**STORED DATA**
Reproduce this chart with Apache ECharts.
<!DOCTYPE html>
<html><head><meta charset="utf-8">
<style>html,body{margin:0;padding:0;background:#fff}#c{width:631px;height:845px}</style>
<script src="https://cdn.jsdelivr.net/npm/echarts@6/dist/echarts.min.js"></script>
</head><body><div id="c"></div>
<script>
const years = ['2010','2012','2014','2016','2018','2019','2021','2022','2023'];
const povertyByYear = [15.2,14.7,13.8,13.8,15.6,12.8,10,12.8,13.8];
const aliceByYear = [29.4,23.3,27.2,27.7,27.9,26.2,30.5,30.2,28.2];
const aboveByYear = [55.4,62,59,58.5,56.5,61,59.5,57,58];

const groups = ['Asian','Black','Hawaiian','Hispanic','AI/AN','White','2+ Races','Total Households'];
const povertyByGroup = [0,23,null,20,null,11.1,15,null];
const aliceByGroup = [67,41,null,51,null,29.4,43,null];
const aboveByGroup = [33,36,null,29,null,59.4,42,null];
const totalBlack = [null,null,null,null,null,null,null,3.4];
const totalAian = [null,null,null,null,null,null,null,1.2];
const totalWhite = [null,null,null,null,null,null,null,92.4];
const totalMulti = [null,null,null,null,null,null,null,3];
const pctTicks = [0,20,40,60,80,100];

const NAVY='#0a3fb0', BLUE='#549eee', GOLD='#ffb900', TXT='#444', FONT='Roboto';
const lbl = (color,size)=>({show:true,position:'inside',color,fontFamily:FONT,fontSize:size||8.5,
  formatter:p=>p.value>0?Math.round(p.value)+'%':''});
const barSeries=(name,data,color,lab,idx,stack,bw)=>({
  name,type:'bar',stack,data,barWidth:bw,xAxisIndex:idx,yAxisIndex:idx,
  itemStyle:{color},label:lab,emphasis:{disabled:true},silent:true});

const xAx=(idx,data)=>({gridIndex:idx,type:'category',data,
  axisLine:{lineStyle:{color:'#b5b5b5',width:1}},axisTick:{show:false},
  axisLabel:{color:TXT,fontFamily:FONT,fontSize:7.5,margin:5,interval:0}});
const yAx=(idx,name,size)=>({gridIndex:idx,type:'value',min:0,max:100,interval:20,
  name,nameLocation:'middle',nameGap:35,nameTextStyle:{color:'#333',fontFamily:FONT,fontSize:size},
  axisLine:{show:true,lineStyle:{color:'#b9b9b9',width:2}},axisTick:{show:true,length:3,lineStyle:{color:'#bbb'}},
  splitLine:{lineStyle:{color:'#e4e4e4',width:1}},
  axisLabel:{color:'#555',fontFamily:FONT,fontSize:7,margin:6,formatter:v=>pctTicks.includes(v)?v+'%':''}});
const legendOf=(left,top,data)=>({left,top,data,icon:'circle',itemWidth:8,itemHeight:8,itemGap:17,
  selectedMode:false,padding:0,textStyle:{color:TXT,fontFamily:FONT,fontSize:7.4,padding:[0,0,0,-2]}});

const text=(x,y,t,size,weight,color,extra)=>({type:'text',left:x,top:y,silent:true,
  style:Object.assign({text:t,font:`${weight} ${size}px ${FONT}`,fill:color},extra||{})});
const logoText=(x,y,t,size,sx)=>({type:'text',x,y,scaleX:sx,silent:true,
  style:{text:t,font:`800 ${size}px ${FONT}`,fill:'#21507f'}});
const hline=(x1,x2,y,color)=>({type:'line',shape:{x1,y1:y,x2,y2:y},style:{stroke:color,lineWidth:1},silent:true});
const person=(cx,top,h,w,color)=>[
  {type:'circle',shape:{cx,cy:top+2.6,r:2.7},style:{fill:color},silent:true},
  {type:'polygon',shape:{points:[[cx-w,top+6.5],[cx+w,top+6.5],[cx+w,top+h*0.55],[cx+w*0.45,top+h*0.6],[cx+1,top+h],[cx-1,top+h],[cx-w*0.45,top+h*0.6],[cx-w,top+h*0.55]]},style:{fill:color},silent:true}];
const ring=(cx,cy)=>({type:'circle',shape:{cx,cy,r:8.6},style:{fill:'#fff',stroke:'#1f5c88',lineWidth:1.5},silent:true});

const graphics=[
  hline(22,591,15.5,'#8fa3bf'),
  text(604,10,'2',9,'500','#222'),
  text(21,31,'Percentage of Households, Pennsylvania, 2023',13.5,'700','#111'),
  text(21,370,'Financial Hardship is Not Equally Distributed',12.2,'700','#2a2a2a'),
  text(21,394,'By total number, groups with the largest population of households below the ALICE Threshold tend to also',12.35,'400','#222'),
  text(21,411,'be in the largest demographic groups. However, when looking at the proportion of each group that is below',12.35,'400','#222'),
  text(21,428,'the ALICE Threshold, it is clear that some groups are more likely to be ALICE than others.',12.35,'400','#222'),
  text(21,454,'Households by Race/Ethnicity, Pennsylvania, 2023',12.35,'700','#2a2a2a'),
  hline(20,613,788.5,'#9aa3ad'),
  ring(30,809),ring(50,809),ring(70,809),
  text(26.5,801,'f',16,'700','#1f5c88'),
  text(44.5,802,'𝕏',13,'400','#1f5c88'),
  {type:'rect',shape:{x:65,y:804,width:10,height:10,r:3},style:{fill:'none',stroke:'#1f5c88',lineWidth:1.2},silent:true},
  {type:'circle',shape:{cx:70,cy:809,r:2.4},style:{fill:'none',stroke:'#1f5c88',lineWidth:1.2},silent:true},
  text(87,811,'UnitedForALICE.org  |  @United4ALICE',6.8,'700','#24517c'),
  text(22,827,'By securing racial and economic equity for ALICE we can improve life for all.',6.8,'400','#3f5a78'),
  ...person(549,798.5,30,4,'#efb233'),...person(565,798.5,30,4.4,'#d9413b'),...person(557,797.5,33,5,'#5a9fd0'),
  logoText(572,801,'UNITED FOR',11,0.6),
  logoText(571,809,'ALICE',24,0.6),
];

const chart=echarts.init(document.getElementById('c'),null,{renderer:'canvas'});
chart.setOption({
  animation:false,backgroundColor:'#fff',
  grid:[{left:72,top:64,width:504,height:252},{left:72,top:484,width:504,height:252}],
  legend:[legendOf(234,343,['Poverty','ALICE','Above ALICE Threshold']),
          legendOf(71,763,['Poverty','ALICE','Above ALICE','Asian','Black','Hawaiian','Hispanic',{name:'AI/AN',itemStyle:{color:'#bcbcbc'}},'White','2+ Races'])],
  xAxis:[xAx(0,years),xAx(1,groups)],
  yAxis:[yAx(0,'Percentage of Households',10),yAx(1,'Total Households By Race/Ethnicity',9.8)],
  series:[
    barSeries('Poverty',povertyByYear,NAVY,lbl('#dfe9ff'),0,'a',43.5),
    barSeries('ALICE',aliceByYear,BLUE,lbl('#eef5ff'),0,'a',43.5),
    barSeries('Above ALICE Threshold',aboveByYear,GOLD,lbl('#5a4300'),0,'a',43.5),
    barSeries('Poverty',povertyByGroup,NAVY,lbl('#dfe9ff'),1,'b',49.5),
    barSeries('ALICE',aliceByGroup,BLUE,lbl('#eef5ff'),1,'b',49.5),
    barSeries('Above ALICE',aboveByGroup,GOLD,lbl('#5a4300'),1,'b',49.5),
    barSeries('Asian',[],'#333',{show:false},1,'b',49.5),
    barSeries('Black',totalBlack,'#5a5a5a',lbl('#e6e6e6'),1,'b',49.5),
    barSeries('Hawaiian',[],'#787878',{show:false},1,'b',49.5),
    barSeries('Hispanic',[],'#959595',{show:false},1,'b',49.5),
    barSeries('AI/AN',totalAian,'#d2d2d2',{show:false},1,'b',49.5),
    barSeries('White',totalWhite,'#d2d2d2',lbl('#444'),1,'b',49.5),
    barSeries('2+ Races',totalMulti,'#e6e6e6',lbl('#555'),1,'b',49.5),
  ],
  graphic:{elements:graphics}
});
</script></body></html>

* * *

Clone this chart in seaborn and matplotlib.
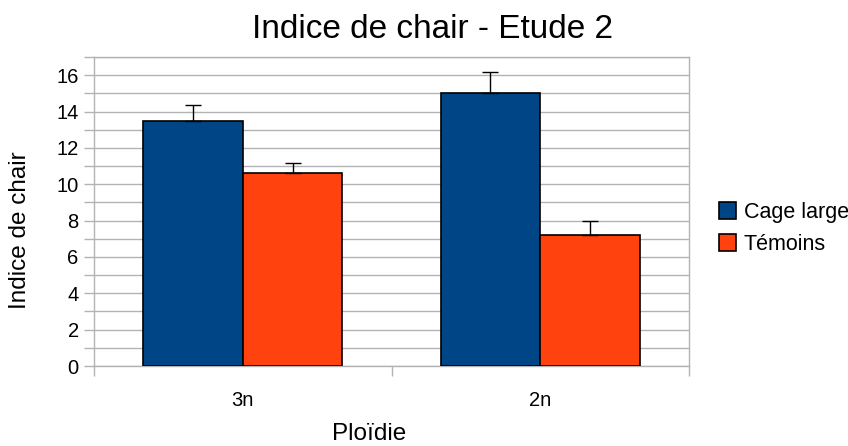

**EXERCISE AIM**
Counting only lines of the data above that hold "with", report the total and nothing else.

**PROBLEM SOLUTION**
2